## Task brief
Start at the line containing "What Altair code", stop at the line containing "import pandas as pd", and please reproduce every line in between, both ends included, without pictures.

──────── Provided material ────────

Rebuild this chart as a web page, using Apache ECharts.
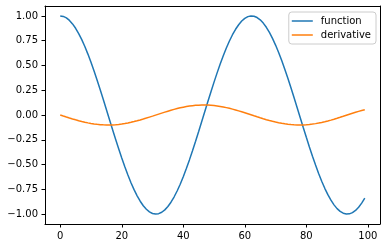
<!DOCTYPE html>
<html>
<head>
<meta charset="utf-8">
<script src="https://cdn.jsdelivr.net/npm/echarts@6/dist/echarts.min.js"></script>
<style>
html,body{margin:0;padding:0;background:#fff;}
#chart{width:386px;height:248px;}
</style>
</head>
<body>
<div id="chart"></div>
<script>
const seriesNames = ['function', 'derivative'];
const functionValues = [
 1.0000, 0.9949, 0.9797, 0.9544, 0.9195, 0.8751, 0.8219, 0.7603, 0.6909, 0.6145,
 0.5318, 0.4437, 0.3510, 0.2548, 0.1560, 0.0556, -0.0454, -0.1459, -0.2449, -0.3414,
 -0.4344, -0.5230, -0.6063, -0.6834, -0.7536, -0.8160, -0.8701, -0.9154, -0.9513, -0.9775,
 -0.9938, -0.9999, -0.9959, -0.9817, -0.9575, -0.9235, -0.8801, -0.8277, -0.7669, -0.6983,
 -0.6225, -0.5405, -0.4529, -0.3606, -0.2648, -0.1662, -0.0659, 0.0351, 0.1357, 0.2349,
 0.3317, 0.4251, 0.5142, 0.5981, 0.6759, 0.7468, 0.8100, 0.8650, 0.9112, 0.9481,
 0.9753, 0.9926, 0.9998, 0.9968, 0.9836, 0.9604, 0.9274, 0.8849, 0.8334, 0.7735,
 0.7056, 0.6305, 0.5491, 0.4620, 0.3702, 0.2746, 0.1763, 0.0761, -0.0248, -0.1255,
 -0.2249, -0.3220, -0.4158, -0.5054, -0.5898, -0.6683, -0.7399, -0.8039, -0.8598, -0.9069,
 -0.9448, -0.9730, -0.9913, -0.9995, -0.9975, -0.9854, -0.9632, -0.9312, -0.8897, -0.8391
];
const derivativeValues = [
 0.0000, -0.0102, -0.0202, -0.0301, -0.0396, -0.0488, -0.0574, -0.0655, -0.0729, -0.0796,
 -0.0854, -0.0904, -0.0944, -0.0975, -0.0996, -0.1007, -0.1007, -0.0998, -0.0978, -0.0948,
 -0.0908, -0.0859, -0.0802, -0.0736, -0.0663, -0.0583, -0.0497, -0.0406, -0.0311, -0.0212,
 -0.0112, -0.0010, 0.0091, 0.0192, 0.0291, 0.0387, 0.0479, 0.0566, 0.0647, 0.0722,
 0.0789, 0.0848, 0.0899, 0.0941, 0.0972, 0.0994, 0.1006, 0.1008, 0.0999, 0.0980,
 0.0951, 0.0913, 0.0865, 0.0808, 0.0743, 0.0671, 0.0591, 0.0506, 0.0415, 0.0321,
 0.0223, 0.0122, 0.0021, -0.0081, -0.0182, -0.0281, -0.0377, -0.0470, -0.0557, -0.0639,
 -0.0715, -0.0783, -0.0843, -0.0894, -0.0937, -0.0970, -0.0993, -0.1006, -0.1008, -0.1000,
 -0.0983, -0.0955, -0.0917, -0.0870, -0.0814, -0.0750, -0.0678, -0.0600, -0.0515, -0.0425,
 -0.0330, -0.0233, -0.0133, -0.0031, 0.0071, 0.0172, 0.0271, 0.0368, 0.0460, 0.0540
];
const xTicks = [0, 20, 40, 60, 80, 100];
const yTicks = [-1.00, -0.75, -0.50, -0.25, 0.00, 0.25, 0.50, 0.75, 1.00];

const FONT = '"DejaVu Sans", sans-serif';
const chart = echarts.init(document.getElementById('chart'), null, {renderer: 'canvas'});

function toPairs(arr) { return arr.map((v, i) => [i, v]); }
function fmtY(v) {
  const s = Math.abs(v).toFixed(2);
  return (v < -1e-9 ? '\u2212' : '') + s;
}
const X_MIN = -4.95, X_MAX = 103.95, Y_MIN = -1.1, Y_MAX = 1.1;
const frameLine = {show: true, onZero: false, lineStyle: {color: '#000', width: 1}};

chart.setOption({
  animation: false,
  backgroundColor: '#ffffff',
  grid: {left: 45, right: 6, top: 6, bottom: 24},
  legend: {
    data: seriesNames,
    orient: 'vertical',
    right: 10, top: 12,
    icon: 'rect',
    itemWidth: 21, itemHeight: 1.5,
    itemGap: 2,
    padding: [3, 5, 3, 3],
    backgroundColor: 'rgba(255,255,255,0.8)',
    borderColor: '#cccccc', borderWidth: 1, borderRadius: 3,
    textStyle: {fontFamily: FONT, fontSize: 10, color: '#000', lineHeight: 12, padding: [0, 0, 0, 3]}
  },
  xAxis: [
    {
      type: 'value', position: 'bottom',
      min: X_MIN, max: X_MAX,
      splitLine: {show: false},
      axisLine: frameLine,
      axisTick: {show: true, customValues: xTicks, length: 3.5, lineStyle: {color: '#000', width: 1}},
      axisLabel: {customValues: xTicks, margin: 7, fontFamily: FONT, fontSize: 10, color: '#000'}
    },
    {
      type: 'value', position: 'top',
      min: X_MIN, max: X_MAX,
      splitLine: {show: false}, axisLine: frameLine,
      axisTick: {show: false}, axisLabel: {show: false}
    }
  ],
  yAxis: [
    {
      type: 'value', position: 'left',
      min: Y_MIN, max: Y_MAX,
      splitLine: {show: false},
      axisLine: frameLine,
      axisTick: {show: true, customValues: yTicks, length: 3.5, lineStyle: {color: '#000', width: 1}},
      axisLabel: {customValues: yTicks, margin: 7, fontFamily: FONT, fontSize: 10, color: '#000', formatter: fmtY}
    },
    {
      type: 'value', position: 'right',
      min: Y_MIN, max: Y_MAX,
      splitLine: {show: false}, axisLine: frameLine,
      axisTick: {show: false}, axisLabel: {show: false}
    }
  ],
  series: [
    {
      name: seriesNames[0], type: 'line', showSymbol: false, symbol: 'none',
      xAxisIndex: 0, yAxisIndex: 0,
      data: toPairs(functionValues),
      lineStyle: {color: '#1f77b4', width: 1.5}, itemStyle: {color: '#1f77b4'}
    },
    {
      name: seriesNames[1], type: 'line', showSymbol: false, symbol: 'none',
      xAxisIndex: 0, yAxisIndex: 0,
      data: toPairs(derivativeValues),
      lineStyle: {color: '#ff7f0e', width: 1.5}, itemStyle: {color: '#ff7f0e'}
    }
  ]
});
</script>
</body>
</html>
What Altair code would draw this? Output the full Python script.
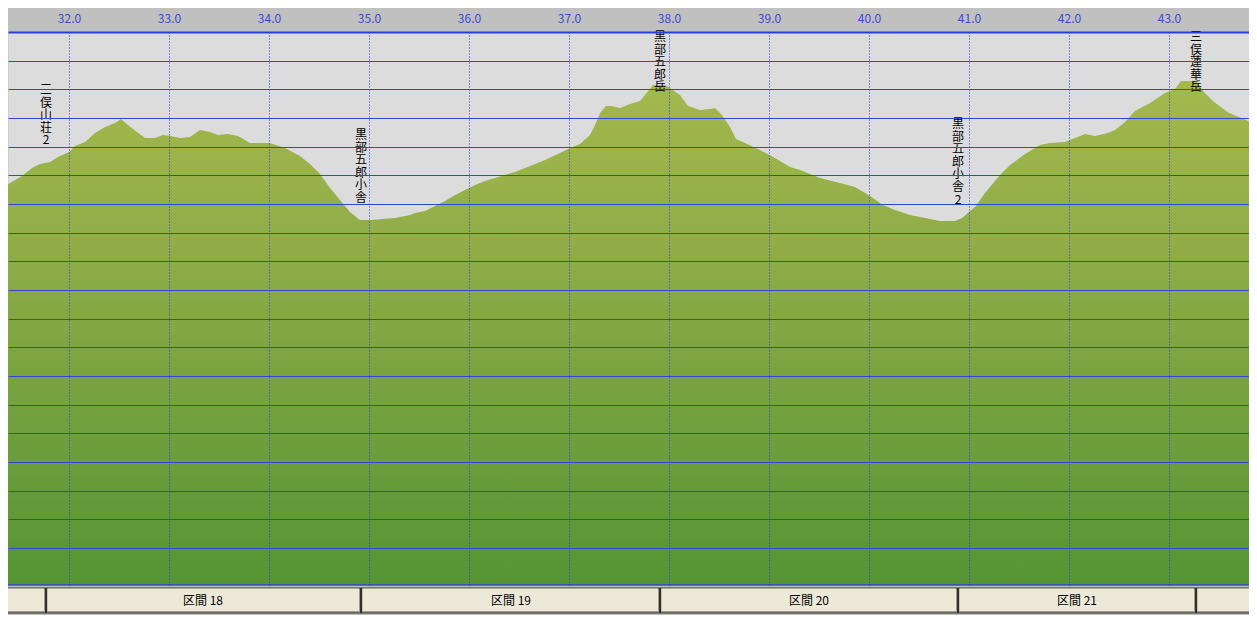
import altair as alt
import pandas as pd

# ---- data ----
KM = [31.31, 31.41, 31.53, 31.63, 31.71, 31.81, 31.89, 32.00, 32.06, 32.16,
      32.26, 32.36, 32.46, 32.52, 32.59, 32.68, 32.76, 32.86, 32.94, 33.01,
      33.11, 33.21, 33.31, 33.41, 33.49, 33.59, 33.69, 33.81, 34.01, 34.16,
      34.31, 34.41, 34.51, 34.61, 34.71, 34.81, 34.91, 35.03, 35.13, 35.26,
      35.41, 35.46, 35.56, 35.66, 35.76, 35.86, 35.96, 36.06, 36.16, 36.26,
      36.36, 36.46, 36.61, 36.76, 36.91, 37.01, 37.11, 37.21, 37.27, 37.31,
      37.37, 37.43, 37.51, 37.61, 37.71, 37.81, 37.84, 37.96, 38.01, 38.11,
      38.19, 38.31, 38.41, 38.46, 38.53, 38.61, 38.67, 38.76, 38.91, 39.06,
      39.21, 39.31, 39.41, 39.51, 39.71, 39.86, 40.01, 40.14, 40.26, 40.41,
      40.56, 40.71, 40.86, 40.93, 41.06, 41.16, 41.31, 41.41, 41.56, 41.71,
      41.81, 41.96, 42.06, 42.16, 42.26, 42.39, 42.46, 42.56, 42.66, 42.81,
      42.96, 43.06, 43.12, 43.27, 43.35, 43.45, 43.60, 43.75, 43.87]
ELEV = [2445, 2473, 2498, 2526, 2540, 2547, 2564, 2581, 2602, 2616,
        2648, 2669, 2683, 2697, 2676, 2651, 2630, 2630, 2641, 2637,
        2630, 2634, 2658, 2651, 2641, 2644, 2637, 2613, 2613, 2595,
        2567, 2540, 2505, 2456, 2414, 2372, 2344, 2344, 2346, 2352,
        2362, 2369, 2376, 2393, 2411, 2431, 2449, 2466, 2480, 2491,
        2501, 2513, 2534, 2553, 2578, 2595, 2609, 2641, 2683, 2717,
        2742, 2742, 2735, 2749, 2760, 2801, 2815, 2815, 2805, 2780,
        2742, 2728, 2731, 2735, 2710, 2670, 2627, 2614, 2588, 2562,
        2530, 2519, 2505, 2491, 2474, 2459, 2428, 2396, 2379, 2362,
        2351, 2341, 2341, 2351, 2391, 2438, 2501, 2536, 2574, 2606,
        2614, 2617, 2630, 2644, 2637, 2649, 2658, 2687, 2725, 2753,
        2788, 2801, 2829, 2829, 2792, 2757, 2717, 2697, 2676]

WP_NAMES = ["三俣山荘2", "黒部五郎小舎", "黒部五郎岳", "黒部五郎小舎2", "三俣蓮華岳"]
WP_KM = [31.77, 34.92, 37.91, 40.89, 43.27]
WP_ELEV = [2545, 2344, 2815, 2341, 2829]

SECTION_LABELS = ["", "区間 18", "区間 19", "区間 20", "区間 21", ""]
TICK_VALUES = [32, 33, 34, 35, 36, 37, 38, 39, 40, 41, 42, 43]
GRID_ELEV = list(range(1200, 3000, 100))

# ---- scales / layout ----
W, H = 1241, 553
X_MIN = 31.39
X_MAX = X_MIN + W / 100.0
Y_MIN, Y_MAX = 1071, 3000
M_PER_PX = (Y_MAX - Y_MIN) / H
FONT = "Noto Sans CJK JP"
BLUE = "#2f47d6"

terrain = pd.DataFrame({"km": KM, "elev": ELEV})

wp = pd.DataFrame({"name": WP_NAMES, "km": WP_KM, "elev": WP_ELEV})
wp["label"] = wp["name"].apply(lambda s: "\n".join(list(s)))
wp["n"] = wp["name"].str.len()
wp["label_top"] = [min(e + (14 + n * 12.6) * M_PER_PX, Y_MAX)
                   for e, n in zip(wp["elev"], wp["n"])]

bounds = [X_MIN - 0.2] + WP_KM + [X_MAX + 0.2]
sec = pd.DataFrame({
    "start": bounds[:-1],
    "end": bounds[1:],
    "label": SECTION_LABELS,
})
sec["mid"] = (sec["start"] + sec["end"]) / 2

xscale = alt.Scale(domain=[X_MIN, X_MAX], nice=False, zero=False, round=True)
yscale = alt.Scale(domain=[Y_MIN, Y_MAX], nice=False, zero=False, round=True)

gradient = alt.Gradient(
    gradient="linear",
    stops=[alt.GradientStop(color="#a4b84d", offset=0),
           alt.GradientStop(color="#8fac47", offset=0.35),
           alt.GradientStop(color="#559434", offset=1)],
    x1=1, x2=1, y1=0, y2=1,
)

area = alt.Chart(terrain).mark_area(color=gradient, clip=True, interpolate="linear").encode(
    x=alt.X("km:Q", scale=xscale,
            axis=alt.Axis(orient="top", values=TICK_VALUES, tickCount=40, format=".1f",
                          title=None, ticks=False, tickSize=0, labelPadding=14,
                          labelBaseline="middle", labelColor="#3a4bd0", labelFont=FONT,
                          labelFontSize=12,
                          domain=True, domainColor="#2a40d8", domainWidth=2,
                          grid=True, gridColor="#2436e0", gridDash=[1, 2], gridWidth=1,
                          gridOpacity=1, zindex=1)),
    y=alt.Y("elev:Q", scale=yscale,
            axis=alt.Axis(values=GRID_ELEV, tickCount=60, labels=False, ticks=False,
                          domain=False, title=None, grid=True, gridColor=BLUE,
                          gridWidth=1, gridOpacity=1, zindex=1)),
    y2=alt.datum(Y_MIN),
)

bottom_line = alt.Chart(pd.DataFrame({"v": [Y_MIN]})).mark_rule(
    color=BLUE, strokeWidth=1.5).encode(y=alt.Y("v:Q", scale=yscale))

labels = alt.Chart(wp).mark_text(
    baseline="top", align="center", lineBreak="\n", lineHeight=12.6,
    font=FONT, fontSize=12, color="black",
).encode(
    x=alt.X("km:Q", scale=xscale),
    y=alt.Y("label_top:Q", scale=yscale),
    text="label:N",
)

band = alt.Chart(pd.DataFrame({"a": [X_MIN - 1], "b": [X_MAX + 1]})).mark_rect(
    color="#303030").encode(
    x=alt.X("a:Q", scale=xscale), x2="b:Q",
    y=alt.value(H + 2.5), y2=alt.value(H + 28.5),
)

btn_shadow = alt.Chart(sec).mark_rect(color="#a09c90", xOffset=1, x2Offset=-1).encode(
    x=alt.X("start:Q", scale=xscale), x2="end:Q",
    y=alt.value(H + 3.5), y2=alt.value(H + 27.5),
)
btn = alt.Chart(sec).mark_rect(color="#ece9d8", xOffset=1.5, x2Offset=-2).encode(
    x=alt.X("start:Q", scale=xscale), x2="end:Q",
    y=alt.value(H + 3.5), y2=alt.value(H + 26),
)
btn_text = alt.Chart(sec).mark_text(
    font=FONT, fontSize=12, color="black", baseline="middle", align="center").encode(
    x=alt.X("mid:Q", scale=xscale),
    y=alt.value(H + 16),
    text="label:N",
)

chart = alt.layer(area, bottom_line, labels, band, btn_shadow, btn, btn_text).properties(
    width=W, height=H,
    autosize=alt.AutoSizeParams(type="none"),
    padding={"left": 0, "top": 24, "right": 0, "bottom": 30},
    background="#c0c0c0",
).configure_view(fill="#dcdcdc", stroke="transparent")

chart.save("out.html", embed_options={"renderer": "svg", "actions": False})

────────

## Expected answer
What Altair code would draw this? Output the full Python script.
import altair as alt
import pandas as pd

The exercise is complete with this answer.